→ **DATASET SECTION**:

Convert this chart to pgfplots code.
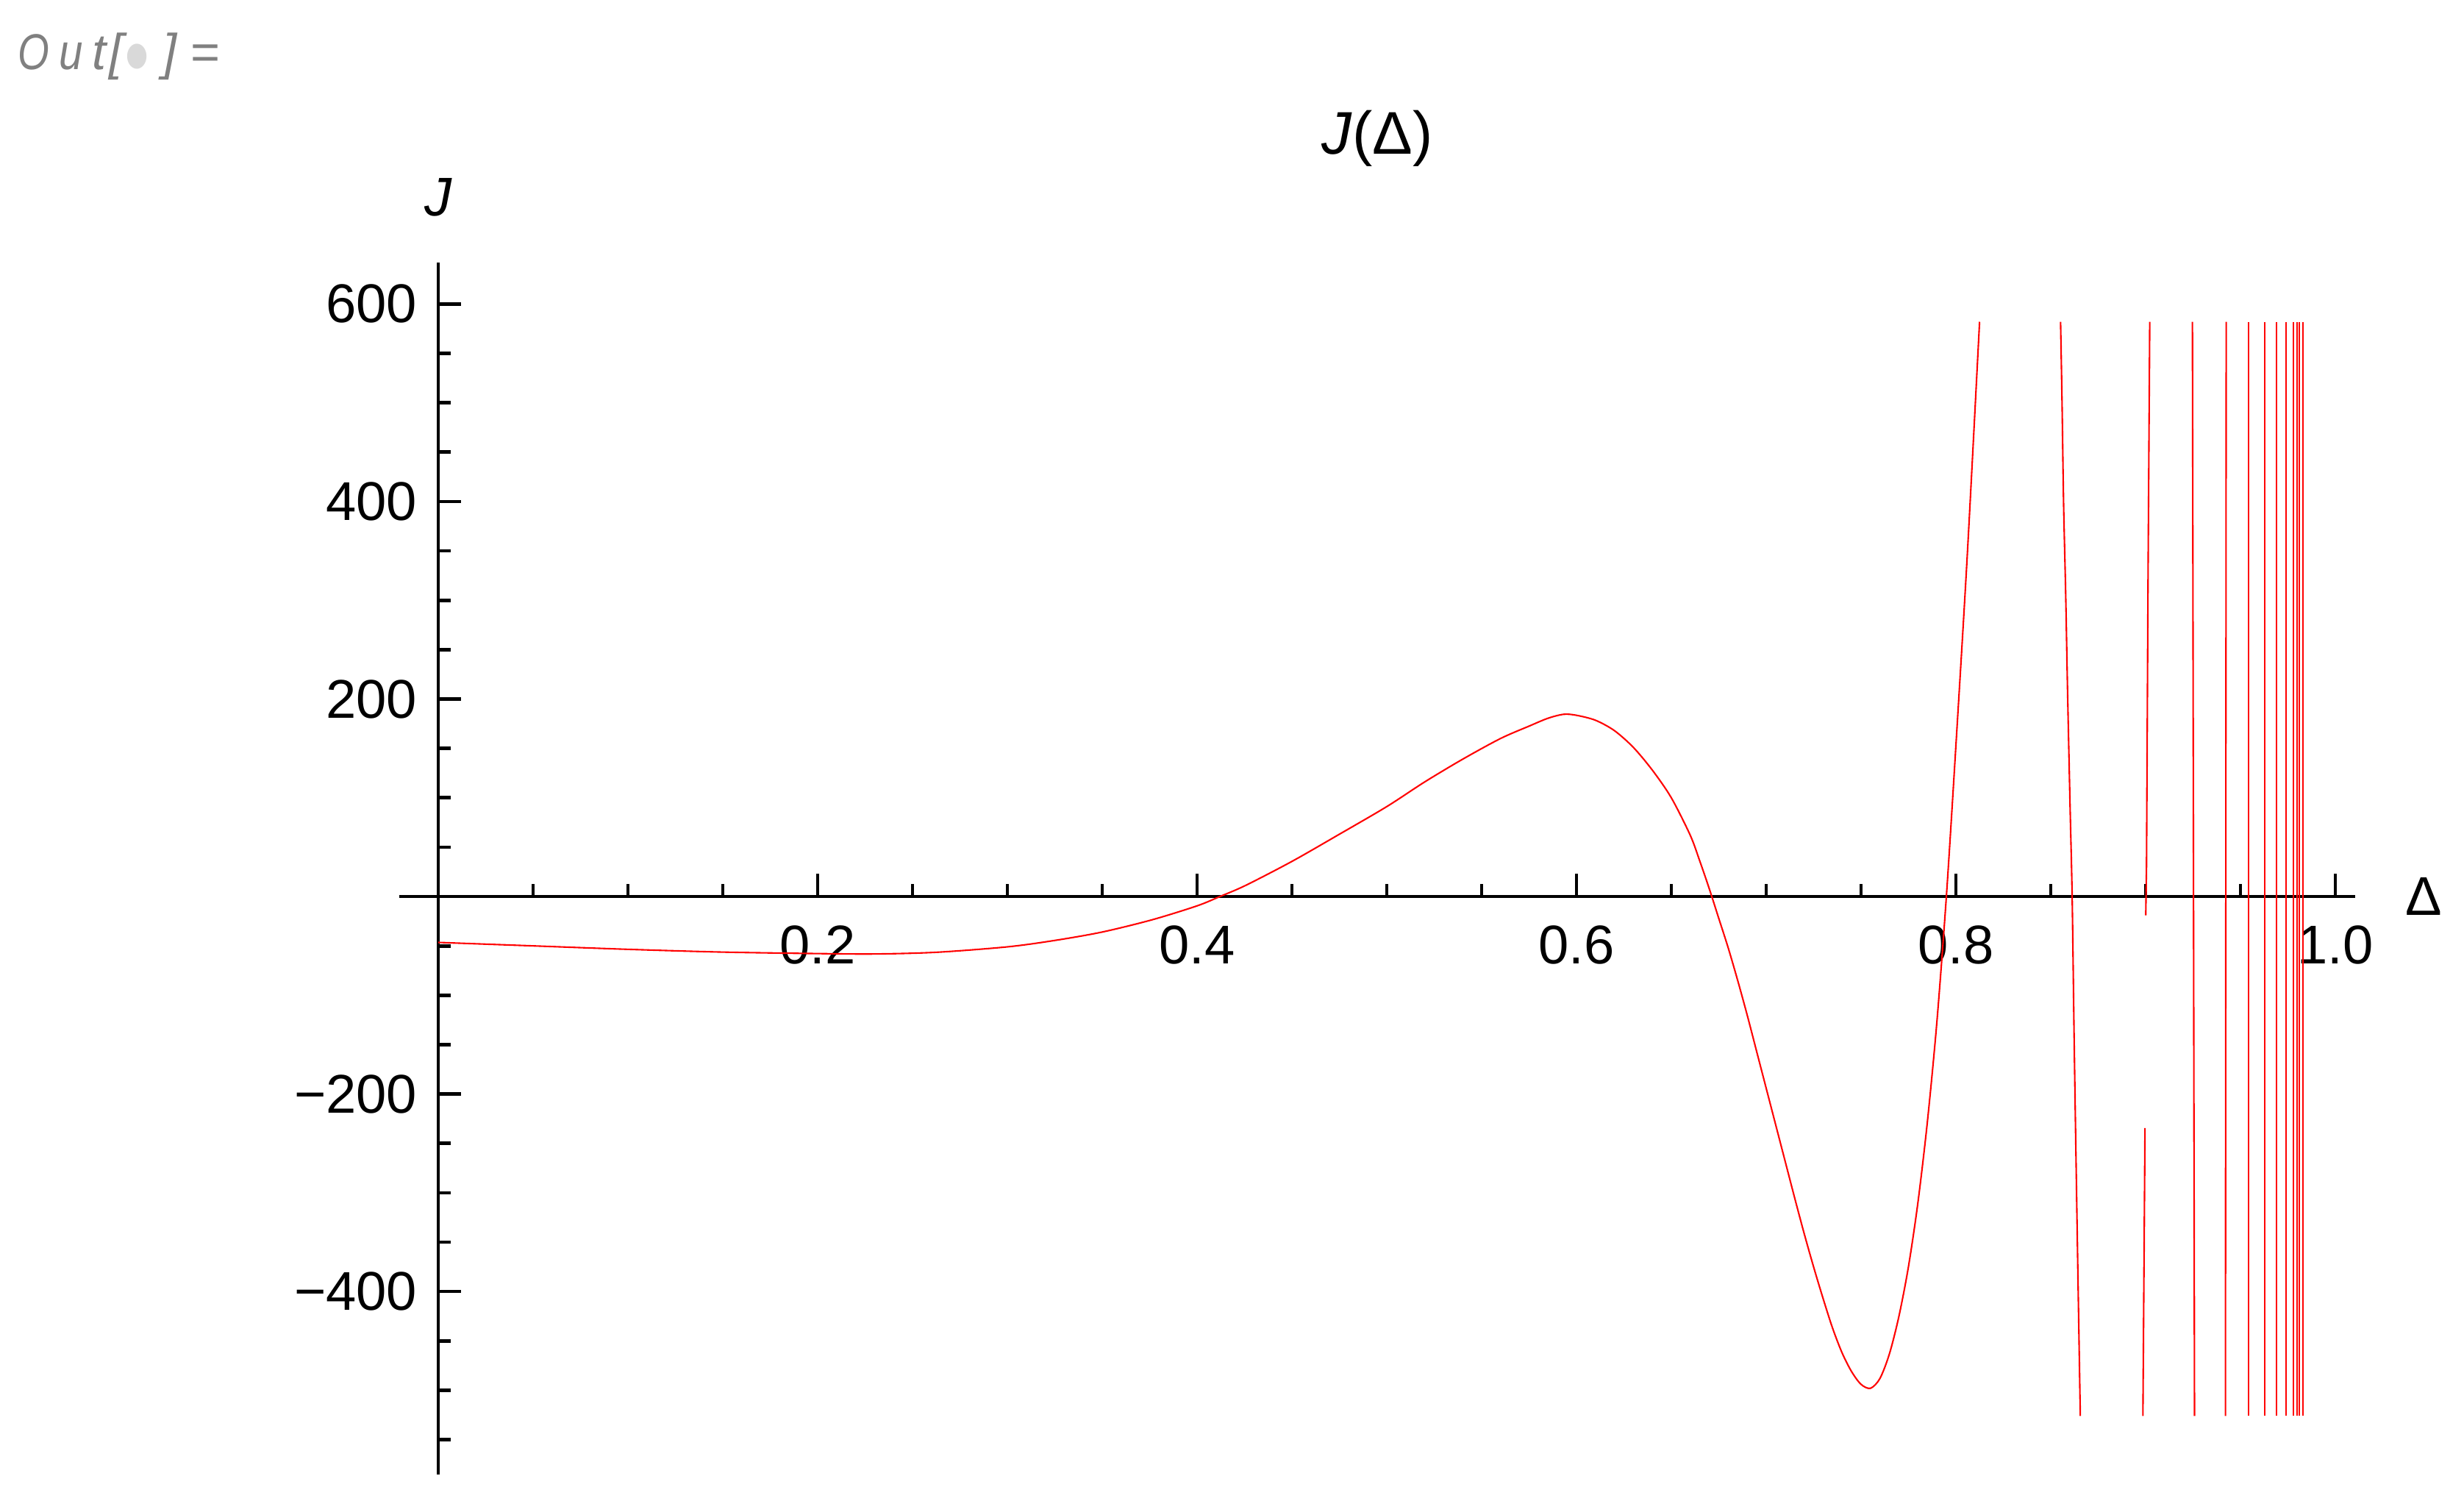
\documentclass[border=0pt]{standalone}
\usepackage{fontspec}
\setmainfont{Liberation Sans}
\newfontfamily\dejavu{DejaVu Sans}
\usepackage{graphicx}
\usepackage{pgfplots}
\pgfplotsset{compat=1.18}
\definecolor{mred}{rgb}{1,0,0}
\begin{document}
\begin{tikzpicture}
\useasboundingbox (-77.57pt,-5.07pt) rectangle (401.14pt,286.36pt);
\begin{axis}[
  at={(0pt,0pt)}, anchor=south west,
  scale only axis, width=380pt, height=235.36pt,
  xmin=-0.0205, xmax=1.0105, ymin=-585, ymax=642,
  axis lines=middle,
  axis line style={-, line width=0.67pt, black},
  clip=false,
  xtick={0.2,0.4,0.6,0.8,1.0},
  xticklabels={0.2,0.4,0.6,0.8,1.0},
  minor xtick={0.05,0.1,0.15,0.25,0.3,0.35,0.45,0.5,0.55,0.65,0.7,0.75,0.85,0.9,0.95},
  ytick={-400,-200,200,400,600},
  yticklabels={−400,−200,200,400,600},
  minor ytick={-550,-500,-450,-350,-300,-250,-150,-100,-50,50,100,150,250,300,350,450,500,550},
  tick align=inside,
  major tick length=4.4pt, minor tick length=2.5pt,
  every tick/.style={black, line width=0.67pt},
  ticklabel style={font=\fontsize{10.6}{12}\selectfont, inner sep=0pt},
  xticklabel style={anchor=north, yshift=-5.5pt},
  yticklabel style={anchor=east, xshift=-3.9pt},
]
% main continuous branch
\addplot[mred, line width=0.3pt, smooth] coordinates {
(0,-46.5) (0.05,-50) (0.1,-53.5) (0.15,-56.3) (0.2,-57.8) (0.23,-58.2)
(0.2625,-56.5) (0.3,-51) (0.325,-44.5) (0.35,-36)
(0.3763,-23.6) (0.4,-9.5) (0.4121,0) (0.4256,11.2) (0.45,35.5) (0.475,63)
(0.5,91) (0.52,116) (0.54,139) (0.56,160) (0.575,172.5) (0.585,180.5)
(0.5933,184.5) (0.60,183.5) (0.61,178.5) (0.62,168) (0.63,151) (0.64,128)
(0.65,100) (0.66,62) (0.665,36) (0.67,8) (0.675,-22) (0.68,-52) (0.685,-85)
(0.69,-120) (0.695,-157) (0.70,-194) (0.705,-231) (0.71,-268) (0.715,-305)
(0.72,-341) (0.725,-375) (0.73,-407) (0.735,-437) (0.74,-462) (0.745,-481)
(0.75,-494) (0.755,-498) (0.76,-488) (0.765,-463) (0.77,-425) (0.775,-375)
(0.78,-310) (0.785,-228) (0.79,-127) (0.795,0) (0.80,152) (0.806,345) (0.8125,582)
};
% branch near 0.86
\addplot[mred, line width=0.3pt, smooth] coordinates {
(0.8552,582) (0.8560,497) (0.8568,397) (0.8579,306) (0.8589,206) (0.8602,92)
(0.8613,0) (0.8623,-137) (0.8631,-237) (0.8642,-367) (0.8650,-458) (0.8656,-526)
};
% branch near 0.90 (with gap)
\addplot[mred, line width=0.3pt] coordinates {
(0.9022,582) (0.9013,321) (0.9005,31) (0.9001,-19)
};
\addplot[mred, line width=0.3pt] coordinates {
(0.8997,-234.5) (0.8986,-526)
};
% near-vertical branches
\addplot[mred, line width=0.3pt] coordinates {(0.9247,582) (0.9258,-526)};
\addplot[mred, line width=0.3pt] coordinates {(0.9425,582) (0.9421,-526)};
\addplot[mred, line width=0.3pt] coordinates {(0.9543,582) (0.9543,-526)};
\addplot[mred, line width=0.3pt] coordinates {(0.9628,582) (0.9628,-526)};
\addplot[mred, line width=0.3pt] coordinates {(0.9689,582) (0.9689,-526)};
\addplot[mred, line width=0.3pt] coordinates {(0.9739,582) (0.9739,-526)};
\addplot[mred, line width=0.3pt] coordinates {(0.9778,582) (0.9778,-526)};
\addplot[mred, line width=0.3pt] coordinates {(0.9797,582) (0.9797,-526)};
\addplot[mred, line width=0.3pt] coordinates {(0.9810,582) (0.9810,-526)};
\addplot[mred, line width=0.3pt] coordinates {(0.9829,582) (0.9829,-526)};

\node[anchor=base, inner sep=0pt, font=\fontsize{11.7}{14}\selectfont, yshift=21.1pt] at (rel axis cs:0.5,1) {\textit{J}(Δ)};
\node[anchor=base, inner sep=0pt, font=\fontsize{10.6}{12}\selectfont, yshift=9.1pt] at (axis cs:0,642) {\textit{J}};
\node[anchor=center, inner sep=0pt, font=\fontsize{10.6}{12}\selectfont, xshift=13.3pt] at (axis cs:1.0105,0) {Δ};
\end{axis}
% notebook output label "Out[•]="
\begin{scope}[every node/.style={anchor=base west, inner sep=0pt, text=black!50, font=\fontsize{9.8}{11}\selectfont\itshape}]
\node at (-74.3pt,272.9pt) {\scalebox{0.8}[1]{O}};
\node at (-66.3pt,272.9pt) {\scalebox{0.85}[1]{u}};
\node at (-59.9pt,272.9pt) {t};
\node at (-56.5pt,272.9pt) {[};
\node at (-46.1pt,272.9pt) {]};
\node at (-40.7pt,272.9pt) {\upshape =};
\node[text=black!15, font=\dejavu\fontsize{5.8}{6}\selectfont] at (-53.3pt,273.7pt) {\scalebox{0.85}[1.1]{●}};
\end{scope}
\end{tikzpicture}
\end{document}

→ **DO THIS**: Copy each line in full and exactly, omitting any picture.

→ **SOLVED EXERCISE**:
Convert this chart to pgfplots code.
\documentclass[border=0pt]{standalone}
\usepackage{fontspec}
\setmainfont{Liberation Sans}
\newfontfamily\dejavu{DejaVu Sans}
\usepackage{graphicx}
\usepackage{pgfplots}
\pgfplotsset{compat=1.18}
\definecolor{mred}{rgb}{1,0,0}
\begin{document}
\begin{tikzpicture}
\useasboundingbox (-77.57pt,-5.07pt) rectangle (401.14pt,286.36pt);
\begin{axis}[
  at={(0pt,0pt)}, anchor=south west,
  scale only axis, width=380pt, height=235.36pt,
  xmin=-0.0205, xmax=1.0105, ymin=-585, ymax=642,
  axis lines=middle,
  axis line style={-, line width=0.67pt, black},
  clip=false,
  xtick={0.2,0.4,0.6,0.8,1.0},
  xticklabels={0.2,0.4,0.6,0.8,1.0},
  minor xtick={0.05,0.1,0.15,0.25,0.3,0.35,0.45,0.5,0.55,0.65,0.7,0.75,0.85,0.9,0.95},
  ytick={-400,-200,200,400,600},
  yticklabels={−400,−200,200,400,600},
  minor ytick={-550,-500,-450,-350,-300,-250,-150,-100,-50,50,100,150,250,300,350,450,500,550},
  tick align=inside,
  major tick length=4.4pt, minor tick length=2.5pt,
  every tick/.style={black, line width=0.67pt},
  ticklabel style={font=\fontsize{10.6}{12}\selectfont, inner sep=0pt},
  xticklabel style={anchor=north, yshift=-5.5pt},
  yticklabel style={anchor=east, xshift=-3.9pt},
]
% main continuous branch
\addplot[mred, line width=0.3pt, smooth] coordinates {
(0,-46.5) (0.05,-50) (0.1,-53.5) (0.15,-56.3) (0.2,-57.8) (0.23,-58.2)
(0.2625,-56.5) (0.3,-51) (0.325,-44.5) (0.35,-36)
(0.3763,-23.6) (0.4,-9.5) (0.4121,0) (0.4256,11.2) (0.45,35.5) (0.475,63)
(0.5,91) (0.52,116) (0.54,139) (0.56,160) (0.575,172.5) (0.585,180.5)
(0.5933,184.5) (0.60,183.5) (0.61,178.5) (0.62,168) (0.63,151) (0.64,128)
(0.65,100) (0.66,62) (0.665,36) (0.67,8) (0.675,-22) (0.68,-52) (0.685,-85)
(0.69,-120) (0.695,-157) (0.70,-194) (0.705,-231) (0.71,-268) (0.715,-305)
(0.72,-341) (0.725,-375) (0.73,-407) (0.735,-437) (0.74,-462) (0.745,-481)
(0.75,-494) (0.755,-498) (0.76,-488) (0.765,-463) (0.77,-425) (0.775,-375)
(0.78,-310) (0.785,-228) (0.79,-127) (0.795,0) (0.80,152) (0.806,345) (0.8125,582)
};
% branch near 0.86
\addplot[mred, line width=0.3pt, smooth] coordinates {
(0.8552,582) (0.8560,497) (0.8568,397) (0.8579,306) (0.8589,206) (0.8602,92)
(0.8613,0) (0.8623,-137) (0.8631,-237) (0.8642,-367) (0.8650,-458) (0.8656,-526)
};
% branch near 0.90 (with gap)
\addplot[mred, line width=0.3pt] coordinates {
(0.9022,582) (0.9013,321) (0.9005,31) (0.9001,-19)
};
\addplot[mred, line width=0.3pt] coordinates {
(0.8997,-234.5) (0.8986,-526)
};
% near-vertical branches
\addplot[mred, line width=0.3pt] coordinates {(0.9247,582) (0.9258,-526)};
\addplot[mred, line width=0.3pt] coordinates {(0.9425,582) (0.9421,-526)};
\addplot[mred, line width=0.3pt] coordinates {(0.9543,582) (0.9543,-526)};
\addplot[mred, line width=0.3pt] coordinates {(0.9628,582) (0.9628,-526)};
\addplot[mred, line width=0.3pt] coordinates {(0.9689,582) (0.9689,-526)};
\addplot[mred, line width=0.3pt] coordinates {(0.9739,582) (0.9739,-526)};
\addplot[mred, line width=0.3pt] coordinates {(0.9778,582) (0.9778,-526)};
\addplot[mred, line width=0.3pt] coordinates {(0.9797,582) (0.9797,-526)};
\addplot[mred, line width=0.3pt] coordinates {(0.9810,582) (0.9810,-526)};
\addplot[mred, line width=0.3pt] coordinates {(0.9829,582) (0.9829,-526)};

\node[anchor=base, inner sep=0pt, font=\fontsize{11.7}{14}\selectfont, yshift=21.1pt] at (rel axis cs:0.5,1) {\textit{J}(Δ)};
\node[anchor=base, inner sep=0pt, font=\fontsize{10.6}{12}\selectfont, yshift=9.1pt] at (axis cs:0,642) {\textit{J}};
\node[anchor=center, inner sep=0pt, font=\fontsize{10.6}{12}\selectfont, xshift=13.3pt] at (axis cs:1.0105,0) {Δ};
\end{axis}
% notebook output label "Out[•]="
\begin{scope}[every node/.style={anchor=base west, inner sep=0pt, text=black!50, font=\fontsize{9.8}{11}\selectfont\itshape}]
\node at (-74.3pt,272.9pt) {\scalebox{0.8}[1]{O}};
\node at (-66.3pt,272.9pt) {\scalebox{0.85}[1]{u}};
\node at (-59.9pt,272.9pt) {t};
\node at (-56.5pt,272.9pt) {[};
\node at (-46.1pt,272.9pt) {]};
\node at (-40.7pt,272.9pt) {\upshape =};
\node[text=black!15, font=\dejavu\fontsize{5.8}{6}\selectfont] at (-53.3pt,273.7pt) {\scalebox{0.85}[1.1]{●}};
\end{scope}
\end{tikzpicture}
\end{document}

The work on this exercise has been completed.